А у крестьян в старину была всего одна комната, где жили они сами вместе со своими девятнадцатью или двадцатью детьми, к ней же примыкал хлев! Я привожу в качестве примера узкие улочки Неаполя, Рима, да той же самой Венеции, целые дома, где приходилось по одной комнате на семью.
Дело в том, что раньше никто не интересовался жизнью мелкого люда.
А Версаль? Это же просто улей! Каждая ячейка была занята — буквально ни одного квадратного метра не было свободного.
Впрочем, не только газеты подхватывают готовые мысли. Такое впечатление, что и психологи, и социологи знают историю только по учебникам.
Какую, интересно, статью напишет этот журналист? Наверняка в ней не будет ни слова из того, что я говорил. Возможно, правда, что в нашем диалоге на смеси из трех языков ни один, ни другой из нас не сумел уловить мысль собеседника.
Жду четвертого — он приехал сюда на две недели и уже интервьюировал меня в Канне. Человек превосходный. Мы встречаемся на пляже — он там со своими детьми, я со своими — и всякий раз откладываем серьезный разговор на потом.
Серьезный? О чем? И зачем? Он ведь знает все, что я могу ему сказать.
Только он — журналист, а я — романист. Значит, должно быть интервью.
Глядя на море, он, наверно, раздумывает о том, какой бы пооригинальнее задать мне вопрос.
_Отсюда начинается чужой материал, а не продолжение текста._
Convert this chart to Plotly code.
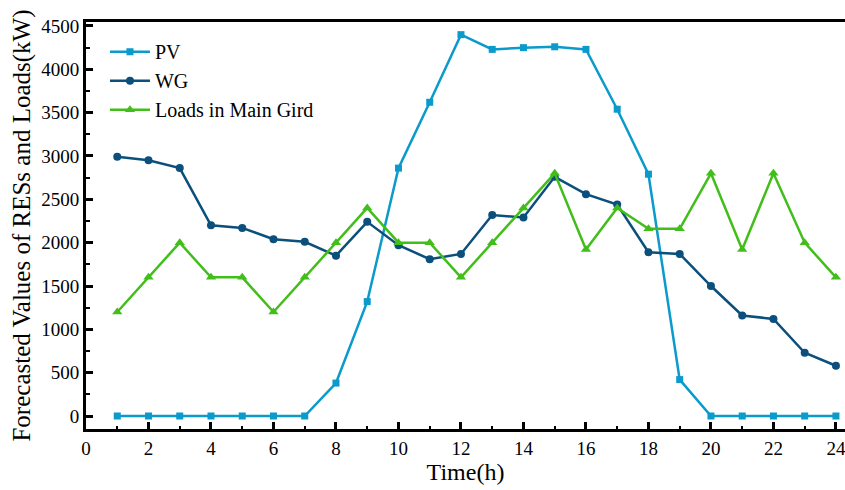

Где оседают все напечатанные слова?
Прежде я отвечал: «Нигде».
И говорил все, что приходило в голову.
С тех пор, однако, я понял, что все эти слова, брошенные, как горсть конфетти, не исчезают. Они в конечном счете превращаются в нечто цельное, образуют легенду, и эта легенда, в свою очередь, опутывает того, кто ее породил.